Realisme Naïf (Naïve Realism) : hubungan itu ialah persesuaian antara pemikiran
dan obyek.
2.
Imanen (Immanent) : hubungan itu sebagai gambaran-gambaran jiwa yang terbentuk
oleh pemikiran, sedangkan subjek tidak mengetahui apa-apa tentang hubunganya
dengan obyek yang sebenarnya.
3.
Transenden (Trancendent) : hubungan itu ialah perhubungan erat antara gambaran
pemikiran dengan “benda yang sebenarnya.”
4.
Transcendental (Transecendental) : hubungan itu ialah persesuaian pemikiran
dengan bentuk-bentuk transendental dan sekunder .
2.3 Hakikat Pengetahuan ( Idealisme
dan Realisme )
Epistemologi
pada hakikatnya membahas tentang pengetahuan, yang berkaitan dengan apa itu
pengetahuan dan bagaimana memperoleh pengetahuan tersebut. Pengetahuan pada
dasarnya adalah keadaan mental (mental state). Mengetahui sesuatu adalah
menyusun pendapat tentang sesuatu objek. Dengan kata lain, menyusun gambaran
dalam akal tentang fakta yang ada di luar akal. Persoalanya kemudian adalah
apakah gambaran itu sesuai denhgan fakta atau tidak? Apakah gambaran itu benar?

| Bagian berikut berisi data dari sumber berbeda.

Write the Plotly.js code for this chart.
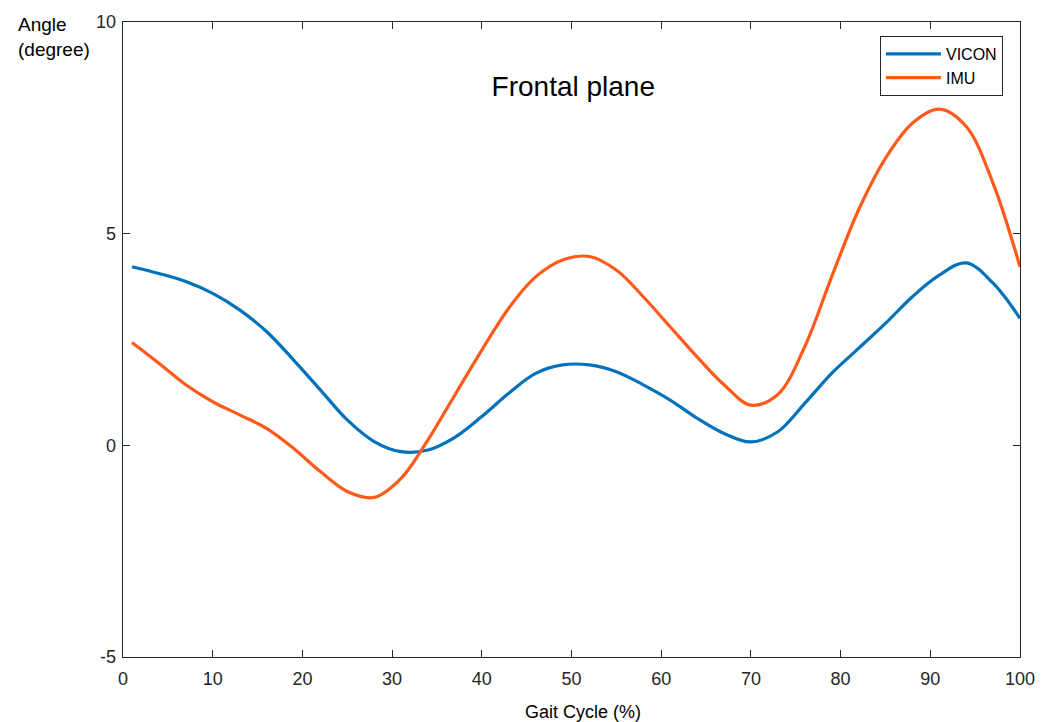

Atau apakah gambaran itu dekat pada kebenaran atau jah dari kebenaran?
Ada
dua teori untuk mengetahui hakikat kebenaran itu. Pertama realisme, yang
mempunyai pandangan realistis terhadap alam. Pengetahuan menurut realisme,
adalah gambaran atau kopi yang sebenarnya dari apa yang ada dalam alam nyata
(dari fakta atau hakikat). Pengetahuan atau gambaran yang ada dalam akal adalah
kopi dari yang asli yang ada di luar akal. Hal ini tidak ubahnya seperti
gambaran yang terdapat dalam foto. Dengan demikian, realisme berpendapat bahwa
pengetahuan adalah benar dan tepat bila sesuai dengan kenyataan.
Ajaran
realisme percaya bahwa dengan sesuatu atau lain cara, ada hal-hal yang
hanya terdapat di dalam dan tentang
dirinya sendiri, serta yang hakikatnya tidak terpengaruh oleh sesorang.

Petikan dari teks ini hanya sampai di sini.